### Problem to solve
Output the material beneath this task exactly, images excluded.

### Data provided

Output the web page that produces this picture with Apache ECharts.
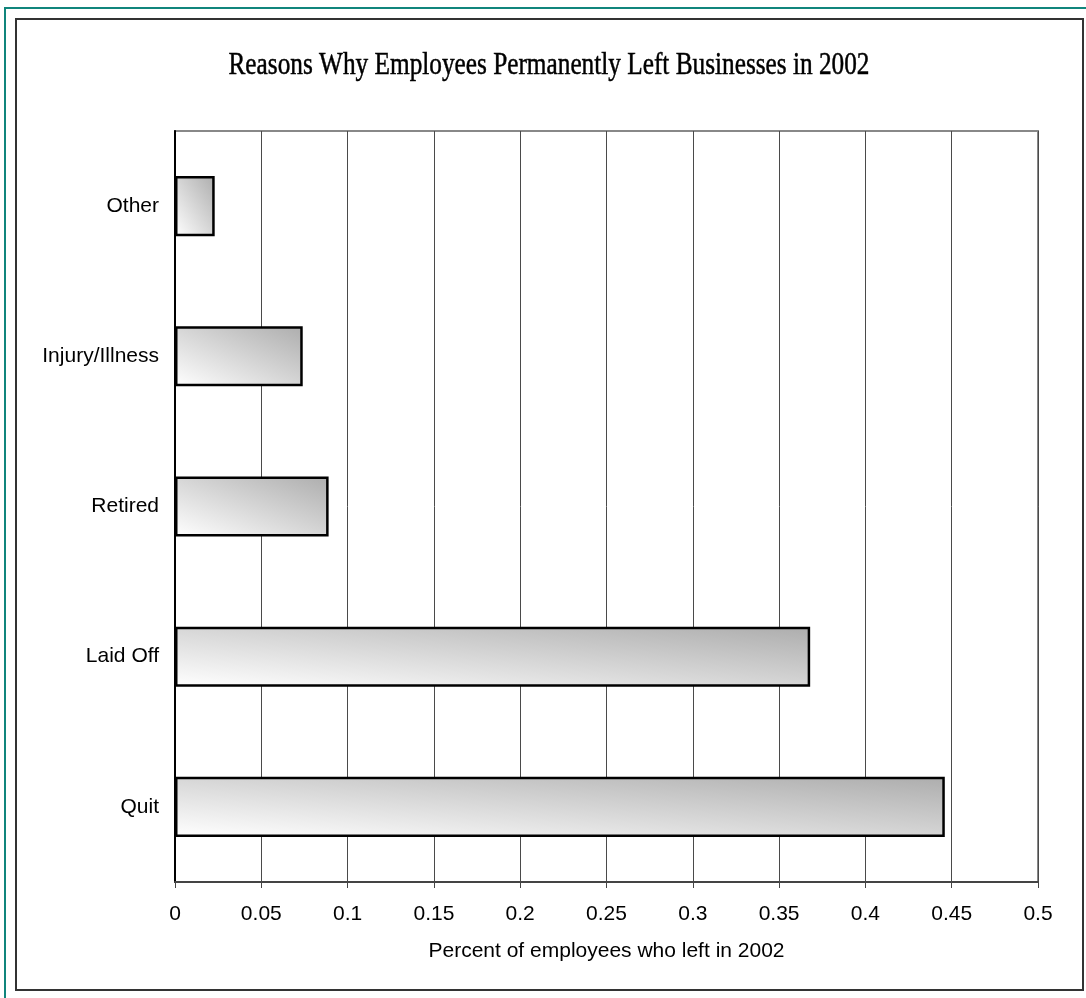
<!DOCTYPE html>
<html>
<head>
<meta charset="utf-8">
<script src="https://cdn.jsdelivr.net/npm/echarts@6/dist/echarts.min.js"></script>
<style>
  html, body { margin: 0; padding: 0; background: #fff; }
  #chart { width: 1086px; height: 998px; }
</style>
</head>
<body>
<div id="chart"></div>
<script>
// Reasons employees left, share of all departures in 2002
const categories = ['Other', 'Injury/Illness', 'Retired', 'Laid Off', 'Quit'];
const shares = [0.023, 0.074, 0.089, 0.368, 0.446];
const titleText = 'Reasons Why Employees Permanently Left Businesses in 2002';
const axisTitle = 'Percent of employees who left in 2002';

const chart = echarts.init(document.getElementById('chart'), null, { renderer: 'canvas' });

const BAR_GAP = 0.6; // fraction of each category band left empty
const SANS = 'Liberation Sans, Arial, sans-serif';

const option = {
  animation: false,
  backgroundColor: '#ffffff',
  graphic: [
    { type: 'rect', silent: true, z: 0,
      shape: { x: 5, y: 8, width: 1200, height: 1200 },
      style: { fill: 'none', stroke: '#10857c', lineWidth: 2 } },
    { type: 'rect', silent: true, z: 0,
      shape: { x: 16, y: 19, width: 1067, height: 971 },
      style: { fill: 'none', stroke: '#333333', lineWidth: 2 } },
    { type: 'text', silent: true, z: 10,
      x: 549, y: 66, scaleX: 0.79,
      style: { text: titleText, fill: '#000', stroke: '#000', lineWidth: 0.5,
               textAlign: 'center', textVerticalAlign: 'middle',
               font: '32px "Liberation Serif", "DejaVu Serif", serif' } }
  ],
  grid: {
    left: 175, top: 131, right: 48, bottom: 116,
    show: true, borderColor: '#888888', borderWidth: 2, backgroundColor: 'transparent'
  },
  xAxis: {
    type: 'value', min: 0, max: 0.5, interval: 0.05,
    name: axisTitle, nameLocation: 'middle', nameGap: 59,
    nameTextStyle: { fontSize: 21, color: '#000', fontFamily: SANS },
    axisLine: { show: true, onZero: false, lineStyle: { color: '#444', width: 2 } },
    axisTick: { show: true, length: 6, lineStyle: { color: '#444', width: 1 } },
    axisLabel: { fontSize: 21, color: '#000', margin: 22, fontFamily: SANS },
    splitLine: { show: true, lineStyle: { color: '#4a4a4a', width: 1 } }
  },
  yAxis: {
    type: 'category', data: categories, inverse: true,
    axisLine: { show: true, lineStyle: { color: '#000', width: 2 } },
    axisTick: { show: false },
    axisLabel: { fontSize: 21, color: '#000', margin: 16, fontFamily: SANS, padding: [3, 0, 0, 0] },
    splitLine: { show: false }
  },
  series: [{
    type: 'bar',
    data: shares,
    barCategoryGap: (BAR_GAP * 100) + '%',
    itemStyle: { color: '#d0d0d0', borderColor: '#000', borderWidth: 2.5 }
  }]
};
chart.setOption(option);

// Diagonal shading stretched to each bar's box: isolines run along the
// top-left/bottom-right diagonal, light at bottom-left, dark at top-right.
function diagonalShade(w, h) {
  const L2 = w * w + h * h;
  return new echarts.graphic.LinearGradient(0, 1, 2 * h * h / L2, 1 - 2 * w * w / L2, [
    { offset: 0, color: '#ffffff' },
    { offset: 1, color: '#adadad' }
  ]);
}

const x0 = chart.convertToPixel({ xAxisIndex: 0 }, 0);
const band = Math.abs(chart.convertToPixel({ yAxisIndex: 0 }, 1) - chart.convertToPixel({ yAxisIndex: 0 }, 0));
const barH = band * (1 - BAR_GAP);
chart.setOption({
  series: [{
    data: shares.map(v => ({
      value: v,
      itemStyle: { color: diagonalShade(Math.max(1, chart.convertToPixel({ xAxisIndex: 0 }, v) - x0), barH) }
    }))
  }]
});
</script>
</body>
</html>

### Answer below
Output the web page that produces this picture with Apache ECharts.
<!DOCTYPE html>
<html>
<head>
<meta charset="utf-8">
<script src="https://cdn.jsdelivr.net/npm/echarts@6/dist/echarts.min.js"></script>
<style>
  html, body { margin: 0; padding: 0; background: #fff; }
  #chart { width: 1086px; height: 998px; }
</style>
</head>
<body>
<div id="chart"></div>
<script>
// Reasons employees left, share of all departures in 2002
const categories = ['Other', 'Injury/Illness', 'Retired', 'Laid Off', 'Quit'];
const shares = [0.023, 0.074, 0.089, 0.368, 0.446];
const titleText = 'Reasons Why Employees Permanently Left Businesses in 2002';
const axisTitle = 'Percent of employees who left in 2002';

const chart = echarts.init(document.getElementById('chart'), null, { renderer: 'canvas' });

const BAR_GAP = 0.6; // fraction of each category band left empty
const SANS = 'Liberation Sans, Arial, sans-serif';

const option = {
  animation: false,
  backgroundColor: '#ffffff',
  graphic: [
    { type: 'rect', silent: true, z: 0,
      shape: { x: 5, y: 8, width: 1200, height: 1200 },
      style: { fill: 'none', stroke: '#10857c', lineWidth: 2 } },
    { type: 'rect', silent: true, z: 0,
      shape: { x: 16, y: 19, width: 1067, height: 971 },
      style: { fill: 'none', stroke: '#333333', lineWidth: 2 } },
    { type: 'text', silent: true, z: 10,
      x: 549, y: 66, scaleX: 0.79,
      style: { text: titleText, fill: '#000', stroke: '#000', lineWidth: 0.5,
               textAlign: 'center', textVerticalAlign: 'middle',
               font: '32px "Liberation Serif", "DejaVu Serif", serif' } }
  ],
  grid: {
    left: 175, top: 131, right: 48, bottom: 116,
    show: true, borderColor: '#888888', borderWidth: 2, backgroundColor: 'transparent'
  },
  xAxis: {
    type: 'value', min: 0, max: 0.5, interval: 0.05,
    name: axisTitle, nameLocation: 'middle', nameGap: 59,
    nameTextStyle: { fontSize: 21, color: '#000', fontFamily: SANS },
    axisLine: { show: true, onZero: false, lineStyle: { color: '#444', width: 2 } },
    axisTick: { show: true, length: 6, lineStyle: { color: '#444', width: 1 } },
    axisLabel: { fontSize: 21, color: '#000', margin: 22, fontFamily: SANS },
    splitLine: { show: true, lineStyle: { color: '#4a4a4a', width: 1 } }
  },
  yAxis: {
    type: 'category', data: categories, inverse: true,
    axisLine: { show: true, lineStyle: { color: '#000', width: 2 } },
    axisTick: { show: false },
    axisLabel: { fontSize: 21, color: '#000', margin: 16, fontFamily: SANS, padding: [3, 0, 0, 0] },
    splitLine: { show: false }
  },
  series: [{
    type: 'bar',
    data: shares,
    barCategoryGap: (BAR_GAP * 100) + '%',
    itemStyle: { color: '#d0d0d0', borderColor: '#000', borderWidth: 2.5 }
  }]
};
chart.setOption(option);

// Diagonal shading stretched to each bar's box: isolines run along the
// top-left/bottom-right diagonal, light at bottom-left, dark at top-right.
function diagonalShade(w, h) {
  const L2 = w * w + h * h;
  return new echarts.graphic.LinearGradient(0, 1, 2 * h * h / L2, 1 - 2 * w * w / L2, [
    { offset: 0, color: '#ffffff' },
    { offset: 1, color: '#adadad' }
  ]);
}

const x0 = chart.convertToPixel({ xAxisIndex: 0 }, 0);
const band = Math.abs(chart.convertToPixel({ yAxisIndex: 0 }, 1) - chart.convertToPixel({ yAxisIndex: 0 }, 0));
const barH = band * (1 - BAR_GAP);
chart.setOption({
  series: [{
    data: shares.map(v => ({
      value: v,
      itemStyle: { color: diagonalShade(Math.max(1, chart.convertToPixel({ xAxisIndex: 0 }, v) - x0), barH) }
    }))
  }]
});
</script>
</body>
</html>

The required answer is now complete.